## [Data excerpt]
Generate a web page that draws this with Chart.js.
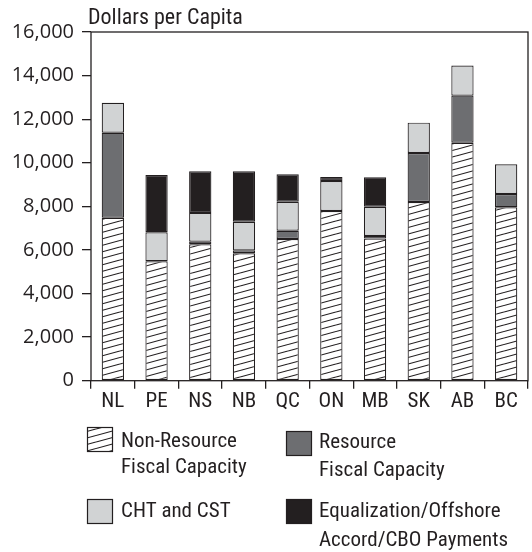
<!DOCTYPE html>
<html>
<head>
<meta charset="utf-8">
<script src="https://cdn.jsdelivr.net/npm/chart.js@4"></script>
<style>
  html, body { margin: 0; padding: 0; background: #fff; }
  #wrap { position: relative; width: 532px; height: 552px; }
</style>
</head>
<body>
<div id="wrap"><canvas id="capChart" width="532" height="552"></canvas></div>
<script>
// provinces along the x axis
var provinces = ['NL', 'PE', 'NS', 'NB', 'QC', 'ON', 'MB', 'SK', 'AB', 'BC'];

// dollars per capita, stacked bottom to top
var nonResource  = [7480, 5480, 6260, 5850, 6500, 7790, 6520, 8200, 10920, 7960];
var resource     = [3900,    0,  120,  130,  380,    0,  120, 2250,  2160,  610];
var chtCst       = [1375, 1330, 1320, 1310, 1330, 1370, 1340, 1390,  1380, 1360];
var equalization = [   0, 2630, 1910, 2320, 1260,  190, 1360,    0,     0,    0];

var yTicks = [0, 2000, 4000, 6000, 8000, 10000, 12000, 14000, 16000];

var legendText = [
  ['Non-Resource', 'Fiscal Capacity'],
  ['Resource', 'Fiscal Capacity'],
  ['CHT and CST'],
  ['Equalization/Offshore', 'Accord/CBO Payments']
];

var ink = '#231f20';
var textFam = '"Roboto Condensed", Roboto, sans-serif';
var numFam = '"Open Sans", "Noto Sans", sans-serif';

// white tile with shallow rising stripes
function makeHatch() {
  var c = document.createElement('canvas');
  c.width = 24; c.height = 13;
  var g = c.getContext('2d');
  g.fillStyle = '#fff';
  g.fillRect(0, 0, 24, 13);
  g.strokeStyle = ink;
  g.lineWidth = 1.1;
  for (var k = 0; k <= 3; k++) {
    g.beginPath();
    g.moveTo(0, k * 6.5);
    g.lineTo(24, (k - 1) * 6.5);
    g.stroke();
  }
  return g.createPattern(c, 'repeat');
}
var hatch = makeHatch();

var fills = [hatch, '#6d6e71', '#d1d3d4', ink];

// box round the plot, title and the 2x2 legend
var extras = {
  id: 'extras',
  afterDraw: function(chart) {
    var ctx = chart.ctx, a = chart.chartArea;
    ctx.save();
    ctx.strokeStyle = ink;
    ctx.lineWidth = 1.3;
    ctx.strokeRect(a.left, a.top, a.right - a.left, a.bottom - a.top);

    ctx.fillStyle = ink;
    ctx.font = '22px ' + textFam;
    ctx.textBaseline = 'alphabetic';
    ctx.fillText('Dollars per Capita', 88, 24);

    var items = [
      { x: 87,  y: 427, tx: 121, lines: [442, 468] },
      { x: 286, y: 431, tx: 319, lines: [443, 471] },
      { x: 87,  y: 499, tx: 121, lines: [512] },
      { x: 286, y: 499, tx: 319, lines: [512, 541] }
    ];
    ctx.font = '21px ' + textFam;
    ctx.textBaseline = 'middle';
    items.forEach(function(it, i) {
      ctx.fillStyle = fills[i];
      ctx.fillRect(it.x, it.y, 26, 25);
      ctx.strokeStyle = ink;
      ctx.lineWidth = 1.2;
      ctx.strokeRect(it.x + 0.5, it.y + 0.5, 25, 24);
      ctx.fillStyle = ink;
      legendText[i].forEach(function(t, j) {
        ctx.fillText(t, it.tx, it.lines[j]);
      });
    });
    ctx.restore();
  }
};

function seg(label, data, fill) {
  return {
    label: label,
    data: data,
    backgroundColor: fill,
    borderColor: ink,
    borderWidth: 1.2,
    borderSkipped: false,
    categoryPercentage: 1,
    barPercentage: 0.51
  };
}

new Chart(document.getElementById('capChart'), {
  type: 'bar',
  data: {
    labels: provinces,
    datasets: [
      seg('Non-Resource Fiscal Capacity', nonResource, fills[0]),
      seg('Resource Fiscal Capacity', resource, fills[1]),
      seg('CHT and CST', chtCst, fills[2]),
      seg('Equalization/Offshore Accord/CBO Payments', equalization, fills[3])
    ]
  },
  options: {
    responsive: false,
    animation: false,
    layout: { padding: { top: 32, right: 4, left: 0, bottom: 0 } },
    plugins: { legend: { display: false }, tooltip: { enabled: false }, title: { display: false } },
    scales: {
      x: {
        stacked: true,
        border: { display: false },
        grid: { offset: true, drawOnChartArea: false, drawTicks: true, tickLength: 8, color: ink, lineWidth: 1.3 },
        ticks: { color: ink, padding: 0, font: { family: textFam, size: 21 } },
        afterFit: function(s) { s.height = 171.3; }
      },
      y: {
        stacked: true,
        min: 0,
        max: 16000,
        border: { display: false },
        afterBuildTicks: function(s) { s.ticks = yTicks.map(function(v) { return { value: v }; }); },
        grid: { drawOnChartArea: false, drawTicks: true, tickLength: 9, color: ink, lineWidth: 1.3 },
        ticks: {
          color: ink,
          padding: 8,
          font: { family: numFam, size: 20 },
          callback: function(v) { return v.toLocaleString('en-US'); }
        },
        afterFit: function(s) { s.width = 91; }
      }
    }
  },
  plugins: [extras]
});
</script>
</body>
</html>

## [Task to carry out]
Return only the lines from the start of the data through the line that contains "var fills = [hatch, '#6d6e71', '#d1d3d4', ink];", please, copying them exactly and omitting all pictures.

## [Answer below]
Generate a web page that draws this with Chart.js.
<!DOCTYPE html>
<html>
<head>
<meta charset="utf-8">
<script src="https://cdn.jsdelivr.net/npm/chart.js@4"></script>
<style>
  html, body { margin: 0; padding: 0; background: #fff; }
  #wrap { position: relative; width: 532px; height: 552px; }
</style>
</head>
<body>
<div id="wrap"><canvas id="capChart" width="532" height="552"></canvas></div>
<script>
// provinces along the x axis
var provinces = ['NL', 'PE', 'NS', 'NB', 'QC', 'ON', 'MB', 'SK', 'AB', 'BC'];

// dollars per capita, stacked bottom to top
var nonResource  = [7480, 5480, 6260, 5850, 6500, 7790, 6520, 8200, 10920, 7960];
var resource     = [3900,    0,  120,  130,  380,    0,  120, 2250,  2160,  610];
var chtCst       = [1375, 1330, 1320, 1310, 1330, 1370, 1340, 1390,  1380, 1360];
var equalization = [   0, 2630, 1910, 2320, 1260,  190, 1360,    0,     0,    0];

var yTicks = [0, 2000, 4000, 6000, 8000, 10000, 12000, 14000, 16000];

var legendText = [
  ['Non-Resource', 'Fiscal Capacity'],
  ['Resource', 'Fiscal Capacity'],
  ['CHT and CST'],
  ['Equalization/Offshore', 'Accord/CBO Payments']
];

var ink = '#231f20';
var textFam = '"Roboto Condensed", Roboto, sans-serif';
var numFam = '"Open Sans", "Noto Sans", sans-serif';

// white tile with shallow rising stripes
function makeHatch() {
  var c = document.createElement('canvas');
  c.width = 24; c.height = 13;
  var g = c.getContext('2d');
  g.fillStyle = '#fff';
  g.fillRect(0, 0, 24, 13);
  g.strokeStyle = ink;
  g.lineWidth = 1.1;
  for (var k = 0; k <= 3; k++) {
    g.beginPath();
    g.moveTo(0, k * 6.5);
    g.lineTo(24, (k - 1) * 6.5);
    g.stroke();
  }
  return g.createPattern(c, 'repeat');
}
var hatch = makeHatch();

var fills = [hatch, '#6d6e71', '#d1d3d4', ink];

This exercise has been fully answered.